Source records:

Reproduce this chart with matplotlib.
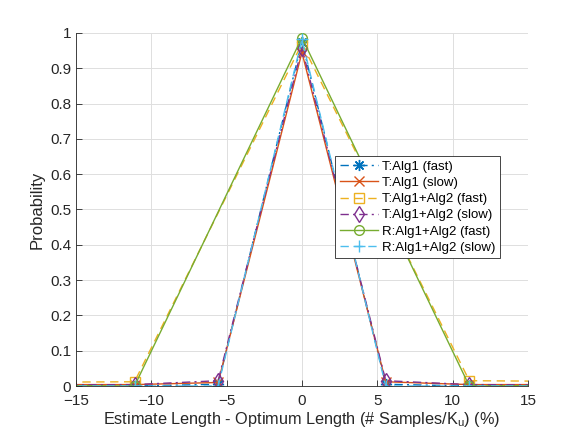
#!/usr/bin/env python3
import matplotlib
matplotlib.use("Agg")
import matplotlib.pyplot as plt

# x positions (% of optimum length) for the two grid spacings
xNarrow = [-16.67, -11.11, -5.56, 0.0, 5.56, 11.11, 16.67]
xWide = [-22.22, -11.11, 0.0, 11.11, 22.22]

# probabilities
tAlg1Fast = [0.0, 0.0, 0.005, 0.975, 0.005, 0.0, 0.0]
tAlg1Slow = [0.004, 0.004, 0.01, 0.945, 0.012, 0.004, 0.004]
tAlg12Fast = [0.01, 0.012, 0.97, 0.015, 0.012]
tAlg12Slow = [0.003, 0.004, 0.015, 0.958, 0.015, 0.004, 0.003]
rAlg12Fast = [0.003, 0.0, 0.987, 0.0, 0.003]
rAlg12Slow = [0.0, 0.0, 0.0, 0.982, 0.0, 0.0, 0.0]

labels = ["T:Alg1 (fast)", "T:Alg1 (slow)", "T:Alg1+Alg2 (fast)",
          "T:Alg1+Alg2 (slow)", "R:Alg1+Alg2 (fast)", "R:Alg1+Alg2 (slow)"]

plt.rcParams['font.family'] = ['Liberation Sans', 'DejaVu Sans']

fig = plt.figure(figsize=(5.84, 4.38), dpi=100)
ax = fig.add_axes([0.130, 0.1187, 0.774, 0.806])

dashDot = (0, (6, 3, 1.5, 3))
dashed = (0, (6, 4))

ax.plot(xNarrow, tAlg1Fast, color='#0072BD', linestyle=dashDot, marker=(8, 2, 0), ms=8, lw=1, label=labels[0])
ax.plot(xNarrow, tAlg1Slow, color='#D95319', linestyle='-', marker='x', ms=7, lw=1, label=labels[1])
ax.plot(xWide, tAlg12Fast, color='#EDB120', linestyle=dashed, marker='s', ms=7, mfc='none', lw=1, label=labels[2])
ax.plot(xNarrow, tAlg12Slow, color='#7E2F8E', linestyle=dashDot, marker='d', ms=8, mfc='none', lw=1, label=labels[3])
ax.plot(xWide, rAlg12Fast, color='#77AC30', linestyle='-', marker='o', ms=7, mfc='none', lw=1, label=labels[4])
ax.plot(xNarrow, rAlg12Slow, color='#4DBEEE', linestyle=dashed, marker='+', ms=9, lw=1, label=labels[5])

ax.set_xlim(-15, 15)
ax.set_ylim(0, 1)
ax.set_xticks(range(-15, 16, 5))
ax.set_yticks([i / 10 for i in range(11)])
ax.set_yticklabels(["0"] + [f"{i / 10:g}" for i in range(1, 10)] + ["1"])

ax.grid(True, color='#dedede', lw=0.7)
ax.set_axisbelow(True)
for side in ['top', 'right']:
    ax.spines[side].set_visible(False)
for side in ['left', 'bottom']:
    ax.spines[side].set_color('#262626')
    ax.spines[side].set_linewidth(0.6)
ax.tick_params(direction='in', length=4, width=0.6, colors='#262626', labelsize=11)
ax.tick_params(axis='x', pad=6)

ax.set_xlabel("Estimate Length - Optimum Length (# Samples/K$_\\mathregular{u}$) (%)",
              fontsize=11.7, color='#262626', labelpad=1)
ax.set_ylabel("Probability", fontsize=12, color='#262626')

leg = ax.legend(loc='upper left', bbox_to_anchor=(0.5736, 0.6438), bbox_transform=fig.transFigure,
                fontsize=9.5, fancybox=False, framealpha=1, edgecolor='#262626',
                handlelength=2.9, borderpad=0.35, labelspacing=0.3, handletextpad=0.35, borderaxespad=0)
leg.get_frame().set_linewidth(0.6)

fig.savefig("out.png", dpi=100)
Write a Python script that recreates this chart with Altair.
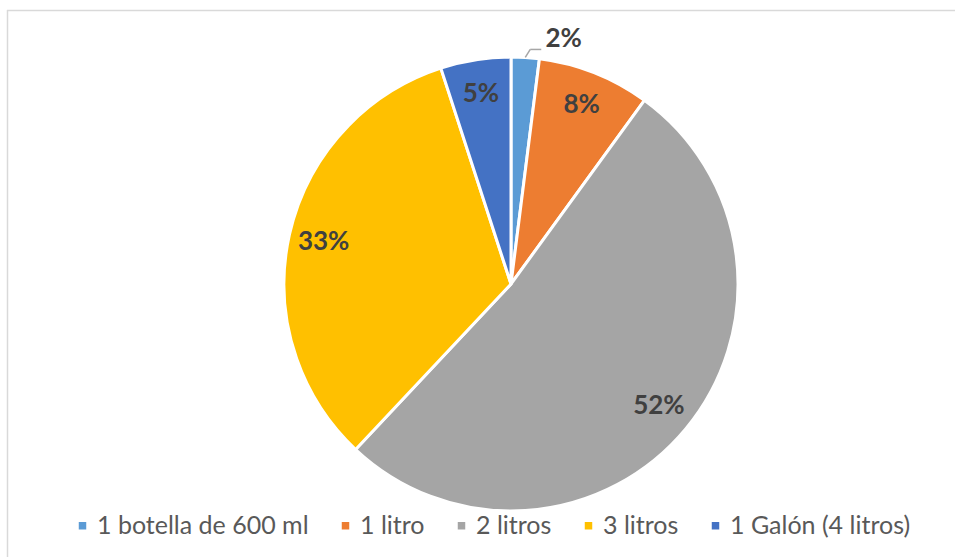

Problem statement: Give again, word for word, every line from the top of the data above to the line holding "in range(1, 10)]", inclusive, with the pictures left out.

Answer to this exercise:
Reproduce this chart with matplotlib.
#!/usr/bin/env python3
import matplotlib
matplotlib.use("Agg")
import matplotlib.pyplot as plt

# x positions (% of optimum length) for the two grid spacings
xNarrow = [-16.67, -11.11, -5.56, 0.0, 5.56, 11.11, 16.67]
xWide = [-22.22, -11.11, 0.0, 11.11, 22.22]

# probabilities
tAlg1Fast = [0.0, 0.0, 0.005, 0.975, 0.005, 0.0, 0.0]
tAlg1Slow = [0.004, 0.004, 0.01, 0.945, 0.012, 0.004, 0.004]
tAlg12Fast = [0.01, 0.012, 0.97, 0.015, 0.012]
tAlg12Slow = [0.003, 0.004, 0.015, 0.958, 0.015, 0.004, 0.003]
rAlg12Fast = [0.003, 0.0, 0.987, 0.0, 0.003]
rAlg12Slow = [0.0, 0.0, 0.0, 0.982, 0.0, 0.0, 0.0]

labels = ["T:Alg1 (fast)", "T:Alg1 (slow)", "T:Alg1+Alg2 (fast)",
          "T:Alg1+Alg2 (slow)", "R:Alg1+Alg2 (fast)", "R:Alg1+Alg2 (slow)"]

plt.rcParams['font.family'] = ['Liberation Sans', 'DejaVu Sans']

fig = plt.figure(figsize=(5.84, 4.38), dpi=100)
ax = fig.add_axes([0.130, 0.1187, 0.774, 0.806])

dashDot = (0, (6, 3, 1.5, 3))
dashed = (0, (6, 4))

ax.plot(xNarrow, tAlg1Fast, color='#0072BD', linestyle=dashDot, marker=(8, 2, 0), ms=8, lw=1, label=labels[0])
ax.plot(xNarrow, tAlg1Slow, color='#D95319', linestyle='-', marker='x', ms=7, lw=1, label=labels[1])
ax.plot(xWide, tAlg12Fast, color='#EDB120', linestyle=dashed, marker='s', ms=7, mfc='none', lw=1, label=labels[2])
ax.plot(xNarrow, tAlg12Slow, color='#7E2F8E', linestyle=dashDot, marker='d', ms=8, mfc='none', lw=1, label=labels[3])
ax.plot(xWide, rAlg12Fast, color='#77AC30', linestyle='-', marker='o', ms=7, mfc='none', lw=1, label=labels[4])
ax.plot(xNarrow, rAlg12Slow, color='#4DBEEE', linestyle=dashed, marker='+', ms=9, lw=1, label=labels[5])

ax.set_xlim(-15, 15)
ax.set_ylim(0, 1)
ax.set_xticks(range(-15, 16, 5))
ax.set_yticks([i / 10 for i in range(11)])
ax.set_yticklabels(["0"] + [f"{i / 10:g}" for i in range(1, 10)] + ["1"])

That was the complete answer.